Purpose: A commercial shielding company (Veritas Medical Solutions) provides shielding options for radiotherapy treatment rooms using modular, high-iron content interlinked blocks (VeriShieldᵀᴹ). Monte Carlo simulations were used to calculate shielding properties and compare against density-scaled shielding parameters from the NCRP151 report.
Methods: The simulation model utilized the Tool for Particle Simulation (TOPAS) code for radiation transport calculations where the realistic in-air model consisted of a photon source, concrete wall with varying thickness, and a detector. Vendor-provided (Varian Medical Systems) phase-space files for TrueBeamᵀᴹ 6X, 6FFF, 10X, 10FFF, and 15X beams were used as sources for deriving primary tenth-value layer (TVL) values for ordinary concrete (V150) as well as concretes having higher iron content (V250 and V300). The concrete wall thickness varied between 0-100cm, with the source and wall exterior distance generally being 600cm. Circular-shaped detectors with 3cm radial bins and 0.05MeV-energy binning were placed 30cm from the wall exterior to score photon fluence. Subsequently, collisional kerma and primary shielding TVL values (1st TVL₁ and equilibrium TVLₑ) were calculated with consideration for detector volume-averaging.
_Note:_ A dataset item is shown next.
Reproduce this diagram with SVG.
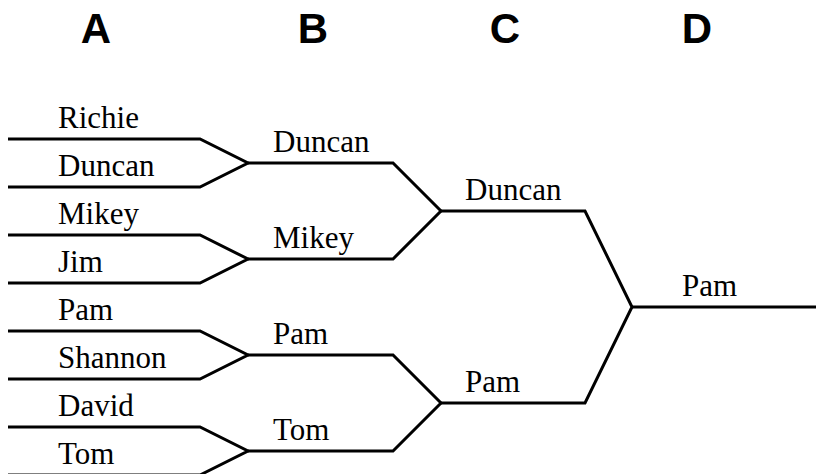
<svg xmlns="http://www.w3.org/2000/svg" width="816" height="474" viewBox="0 0 816 474">
<style>
.h{font-family:"Liberation Sans",Arial,sans-serif;font-weight:bold;font-size:42px;text-anchor:middle;fill:#000}
.t{font-family:"Liberation Serif","Times New Roman",serif;font-size:31px;fill:#000}
.l{fill:none;stroke:#000;stroke-width:3;stroke-linejoin:miter}
</style>
<rect width="816" height="474" fill="#fff"/>
<g id="headers">
<text class="h" x="96" y="43">A</text>
<text class="h" x="313" y="43">B</text>
<text class="h" x="505" y="43">C</text>
<text class="h" x="697" y="43">D</text>
</g>
<g id="connectors">
<polyline class="l" points="8,139 200,139 248,163 200,187 8,187"/>
<polyline class="l" points="8,235 200,235 248,259 200,283 8,283"/>
<polyline class="l" points="8,331 200,331 248,355 200,379 8,379"/>
<polyline class="l" points="8,427 200,427 248,451 200,475 8,475"/>
<polyline class="l" points="248,163 393,163 441,211 393,259 248,259"/>
<polyline class="l" points="248,355 393,355 441,403 393,451 248,451"/>
<polyline class="l" points="441,211 585,211 632,307 585,403 441,403"/>
<line class="l" x1="632" y1="307" x2="816" y2="307"/>
</g>
<g id="n-a1"><text class="t" x="58" y="128">Richie</text></g>
<g id="n-a2"><text class="t" x="58" y="176">Duncan</text></g>
<g id="n-a3"><text class="t" x="58" y="224">Mikey</text></g>
<g id="n-a4"><text class="t" x="58" y="272">Jim</text></g>
<g id="n-a5"><text class="t" x="58" y="320">Pam</text></g>
<g id="n-a6"><text class="t" x="58" y="368">Shannon</text></g>
<g id="n-a7"><text class="t" x="58" y="416">David</text></g>
<g id="n-a8"><text class="t" x="58" y="464">Tom</text></g>
<g id="n-b1"><text class="t" x="273" y="152">Duncan</text></g>
<g id="n-b2"><text class="t" x="273" y="248">Mikey</text></g>
<g id="n-b3"><text class="t" x="273" y="344">Pam</text></g>
<g id="n-b4"><text class="t" x="273" y="440">Tom</text></g>
<g id="n-c1"><text class="t" x="465" y="200">Duncan</text></g>
<g id="n-c2"><text class="t" x="465" y="392">Pam</text></g>
<g id="n-d1"><text class="t" x="682" y="296">Pam</text></g>
</svg>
Results: Reproducing the NCRP151 geometry verified the primary TVL values for 6X in conventional concrete within 2%. Using the 6X phase-space files, TVL values of concrete were reduced by 2cm with (TVL₁, TVLₑ) values in V150, V250, and V300 being (33.4cm, 31.2cm), (21.0cm, 19.4cm), and (16.7cm, 16.0cm) respectively. The 6FFF TVL values were (30.4cm, 30.4cm), (19.2cm, 18.9cm), and (15.3cm, 14.6cm) respectively. Similar trends were observed for 10X, 10FFF, and 15X beams. Sensitivity to angular volume-averaging was assessed towards providing reference values. Statistical uncertainties for TVLₑ were typically < 1%.
Conclusion: Radiological simulations to derive shielding parameters for VeriShieldᵀᴹ modular blocks indicated substantial differences between density-scaled results towards providing improved accuracy for vault shielding. Comprehensive simulations for remaining shielding parameters such as leakage and scatter are underway.